Hi neighbor: That'a what I did and I also throw in some onions, carrots, celery, bay leaves, thyme, half dozen peppercorns (no salt till I use the stock) and it is now simmering quietly on the stove with no cover so it cooks down and intensifies all the flavors. Bh the way, I have an added advantage, my husband smokes our turkey.
By Sally 11/28/2009
Hi Ruthie, just a few miles away! The bones can have as much meat on them as you want. Generally I remove all that is easy to collect and leave the rest for added flavor.
I'm pretty sure Sally meant gallons. But I'm curious how clean the bones must be before roasting and do you do the whole carcus which has lots of bits and pieces of turkey and fat and skin hanging on to it.
Ruthieq from Spokane, WA nearly next door to Chewelah
By Richard 11/26/2009
Did you mean to say 2 to 3 gallons? or should it be 2 to 3 pints? - as I will be giving this a go with our Christmas Turkey.

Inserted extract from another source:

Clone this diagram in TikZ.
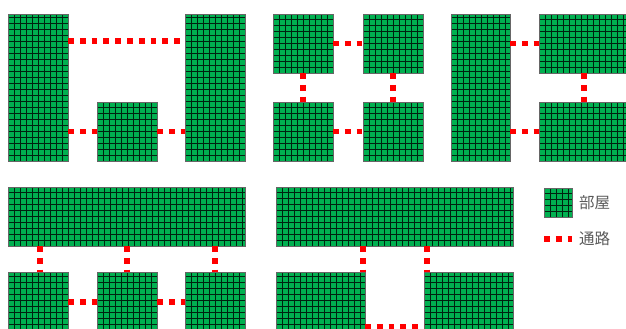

By Lynda (Guest Post)11/28/2007
Yes, I've filed that under GREAT COOKING IDEAS, thank you.
God bless you. : )
VERY GOOD IDEA....TASTES GREAT!
By (Guest Post)11/27/2007
Ok Jess, you answered my question on why roasting the bones....makes sense now! I will have to try that! Thanks.
By Jess 11/24/2007
I had made turkey soup stock many times but had never roasted the bones like this before this year. The stock came out a much darker brown, almost like beef stock and smelled WONDERFUL. I haven't had a chance to make soup with it yet but I imagine that it will be better than ever.